_Aim of the exercise_: Starting from the top of the material, restate each line exactly until the line that contains "const solventShift = [7.188, 7.232, 7.232, 7.262];", which is also copied. Pictures are excluded.

_Provided data_:
════════════════
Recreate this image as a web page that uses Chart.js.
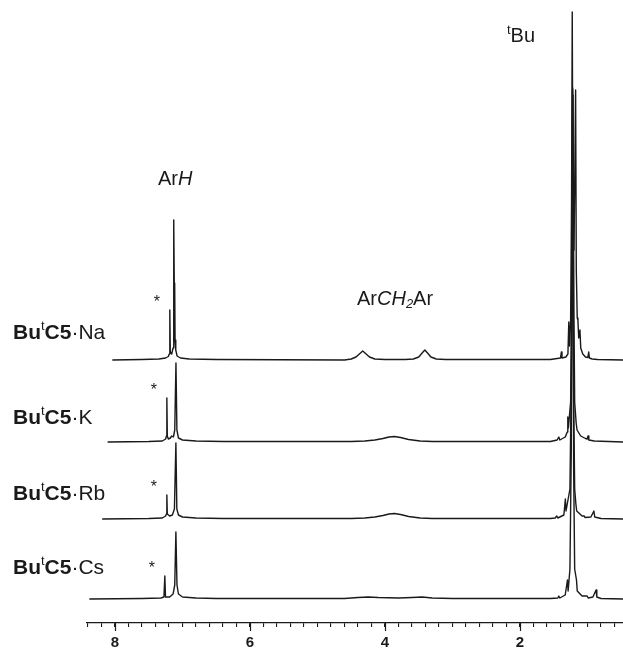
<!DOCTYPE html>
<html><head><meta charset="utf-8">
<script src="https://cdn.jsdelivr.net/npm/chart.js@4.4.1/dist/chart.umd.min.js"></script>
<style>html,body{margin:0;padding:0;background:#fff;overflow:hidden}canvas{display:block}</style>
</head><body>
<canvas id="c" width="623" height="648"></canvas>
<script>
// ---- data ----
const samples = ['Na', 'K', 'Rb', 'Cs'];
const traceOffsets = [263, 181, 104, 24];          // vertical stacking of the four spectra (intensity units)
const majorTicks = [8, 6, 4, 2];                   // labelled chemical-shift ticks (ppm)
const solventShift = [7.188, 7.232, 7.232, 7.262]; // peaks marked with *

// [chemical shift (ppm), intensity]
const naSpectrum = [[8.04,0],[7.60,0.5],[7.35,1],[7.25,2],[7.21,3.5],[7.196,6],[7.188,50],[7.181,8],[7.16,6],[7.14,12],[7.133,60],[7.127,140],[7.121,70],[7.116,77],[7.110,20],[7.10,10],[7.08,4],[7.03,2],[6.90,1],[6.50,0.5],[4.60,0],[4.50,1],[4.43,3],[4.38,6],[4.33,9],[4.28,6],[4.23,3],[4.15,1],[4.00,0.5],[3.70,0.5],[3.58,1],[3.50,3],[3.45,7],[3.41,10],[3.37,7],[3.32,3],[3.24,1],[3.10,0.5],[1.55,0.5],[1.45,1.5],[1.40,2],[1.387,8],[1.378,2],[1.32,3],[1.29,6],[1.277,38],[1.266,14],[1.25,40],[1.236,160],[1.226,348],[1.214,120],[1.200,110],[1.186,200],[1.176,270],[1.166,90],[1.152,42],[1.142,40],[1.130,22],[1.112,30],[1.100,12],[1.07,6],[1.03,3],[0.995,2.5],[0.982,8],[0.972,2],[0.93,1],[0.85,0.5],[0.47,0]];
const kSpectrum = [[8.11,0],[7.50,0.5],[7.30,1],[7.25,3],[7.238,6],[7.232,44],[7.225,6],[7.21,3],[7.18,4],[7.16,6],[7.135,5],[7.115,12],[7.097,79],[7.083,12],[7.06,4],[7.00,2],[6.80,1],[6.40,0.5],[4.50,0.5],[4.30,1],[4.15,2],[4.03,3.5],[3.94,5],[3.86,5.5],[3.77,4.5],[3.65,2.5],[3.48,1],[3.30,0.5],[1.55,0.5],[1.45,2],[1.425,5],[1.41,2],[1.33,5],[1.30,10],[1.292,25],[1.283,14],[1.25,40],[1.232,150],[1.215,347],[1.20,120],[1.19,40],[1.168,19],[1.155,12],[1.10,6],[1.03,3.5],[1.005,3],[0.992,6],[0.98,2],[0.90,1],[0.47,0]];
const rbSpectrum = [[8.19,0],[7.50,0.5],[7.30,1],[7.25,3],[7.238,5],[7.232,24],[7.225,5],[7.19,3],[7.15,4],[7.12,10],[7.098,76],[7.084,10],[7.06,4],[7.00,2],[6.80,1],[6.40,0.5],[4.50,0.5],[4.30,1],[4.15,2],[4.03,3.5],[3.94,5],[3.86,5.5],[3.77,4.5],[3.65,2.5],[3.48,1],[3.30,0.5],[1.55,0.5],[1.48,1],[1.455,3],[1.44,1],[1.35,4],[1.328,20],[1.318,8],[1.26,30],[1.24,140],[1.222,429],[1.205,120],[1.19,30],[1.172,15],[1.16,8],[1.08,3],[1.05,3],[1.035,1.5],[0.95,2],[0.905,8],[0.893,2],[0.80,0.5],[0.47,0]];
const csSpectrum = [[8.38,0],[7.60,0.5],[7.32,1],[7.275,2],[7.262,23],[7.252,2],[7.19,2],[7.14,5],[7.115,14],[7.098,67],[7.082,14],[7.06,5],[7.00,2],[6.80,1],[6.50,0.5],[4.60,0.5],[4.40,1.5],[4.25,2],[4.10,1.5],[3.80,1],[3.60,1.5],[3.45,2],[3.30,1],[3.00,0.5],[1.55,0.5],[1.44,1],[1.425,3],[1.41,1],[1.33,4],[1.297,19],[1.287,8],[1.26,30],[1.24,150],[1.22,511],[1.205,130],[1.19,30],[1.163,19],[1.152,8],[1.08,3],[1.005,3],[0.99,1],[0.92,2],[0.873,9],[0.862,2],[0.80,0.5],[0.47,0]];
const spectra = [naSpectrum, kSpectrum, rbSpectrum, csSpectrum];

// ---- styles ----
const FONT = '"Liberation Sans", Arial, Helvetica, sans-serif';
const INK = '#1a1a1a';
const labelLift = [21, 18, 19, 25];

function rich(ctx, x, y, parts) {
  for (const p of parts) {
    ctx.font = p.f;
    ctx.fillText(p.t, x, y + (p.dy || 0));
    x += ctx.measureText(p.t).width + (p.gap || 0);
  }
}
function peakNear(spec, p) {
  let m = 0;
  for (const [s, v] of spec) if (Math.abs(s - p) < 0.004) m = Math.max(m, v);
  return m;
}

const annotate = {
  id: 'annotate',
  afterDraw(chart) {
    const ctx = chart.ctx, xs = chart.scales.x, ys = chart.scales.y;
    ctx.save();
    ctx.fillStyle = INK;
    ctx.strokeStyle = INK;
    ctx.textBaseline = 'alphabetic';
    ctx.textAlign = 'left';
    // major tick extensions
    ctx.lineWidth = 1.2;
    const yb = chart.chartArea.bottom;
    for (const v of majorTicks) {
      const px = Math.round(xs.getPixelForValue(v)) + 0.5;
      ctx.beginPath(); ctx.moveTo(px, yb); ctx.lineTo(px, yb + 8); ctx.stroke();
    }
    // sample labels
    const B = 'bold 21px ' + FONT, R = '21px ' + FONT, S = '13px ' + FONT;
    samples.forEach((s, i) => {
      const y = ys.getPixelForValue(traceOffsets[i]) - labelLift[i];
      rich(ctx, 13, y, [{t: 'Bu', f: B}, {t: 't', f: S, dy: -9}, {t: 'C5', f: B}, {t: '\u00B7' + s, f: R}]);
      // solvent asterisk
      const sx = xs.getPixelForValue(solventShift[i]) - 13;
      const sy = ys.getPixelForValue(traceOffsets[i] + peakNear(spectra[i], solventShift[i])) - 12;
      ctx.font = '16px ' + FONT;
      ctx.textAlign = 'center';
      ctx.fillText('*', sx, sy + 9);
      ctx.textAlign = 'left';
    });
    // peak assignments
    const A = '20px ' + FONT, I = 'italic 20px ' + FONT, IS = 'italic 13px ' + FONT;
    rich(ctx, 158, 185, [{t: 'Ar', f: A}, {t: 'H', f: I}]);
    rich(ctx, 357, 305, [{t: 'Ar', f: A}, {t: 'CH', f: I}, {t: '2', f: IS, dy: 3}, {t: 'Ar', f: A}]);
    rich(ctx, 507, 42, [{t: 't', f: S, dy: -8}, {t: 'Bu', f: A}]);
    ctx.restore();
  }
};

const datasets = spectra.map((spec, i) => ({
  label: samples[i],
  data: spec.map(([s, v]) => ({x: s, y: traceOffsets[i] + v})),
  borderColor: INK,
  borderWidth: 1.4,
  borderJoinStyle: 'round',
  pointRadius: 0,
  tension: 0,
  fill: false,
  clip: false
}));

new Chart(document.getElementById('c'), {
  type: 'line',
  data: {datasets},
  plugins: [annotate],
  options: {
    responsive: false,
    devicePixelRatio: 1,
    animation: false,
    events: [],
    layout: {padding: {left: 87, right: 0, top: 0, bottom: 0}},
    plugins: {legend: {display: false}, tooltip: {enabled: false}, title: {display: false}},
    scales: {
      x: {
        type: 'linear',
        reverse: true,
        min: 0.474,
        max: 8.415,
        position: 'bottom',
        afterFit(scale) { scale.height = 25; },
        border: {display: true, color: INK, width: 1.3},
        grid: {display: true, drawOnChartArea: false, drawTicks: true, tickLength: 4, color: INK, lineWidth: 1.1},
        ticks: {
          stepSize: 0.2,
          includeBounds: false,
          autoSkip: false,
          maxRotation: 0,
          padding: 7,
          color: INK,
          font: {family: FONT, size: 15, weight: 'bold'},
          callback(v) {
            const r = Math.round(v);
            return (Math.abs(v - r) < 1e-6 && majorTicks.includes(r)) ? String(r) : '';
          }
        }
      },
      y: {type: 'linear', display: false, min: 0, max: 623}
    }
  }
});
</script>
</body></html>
════════════════
_Answer to this exercise_:
Recreate this image as a web page that uses Chart.js.
<!DOCTYPE html>
<html><head><meta charset="utf-8">
<script src="https://cdn.jsdelivr.net/npm/chart.js@4.4.1/dist/chart.umd.min.js"></script>
<style>html,body{margin:0;padding:0;background:#fff;overflow:hidden}canvas{display:block}</style>
</head><body>
<canvas id="c" width="623" height="648"></canvas>
<script>
// ---- data ----
const samples = ['Na', 'K', 'Rb', 'Cs'];
const traceOffsets = [263, 181, 104, 24];          // vertical stacking of the four spectra (intensity units)
const majorTicks = [8, 6, 4, 2];                   // labelled chemical-shift ticks (ppm)
const solventShift = [7.188, 7.232, 7.232, 7.262]; // peaks marked with *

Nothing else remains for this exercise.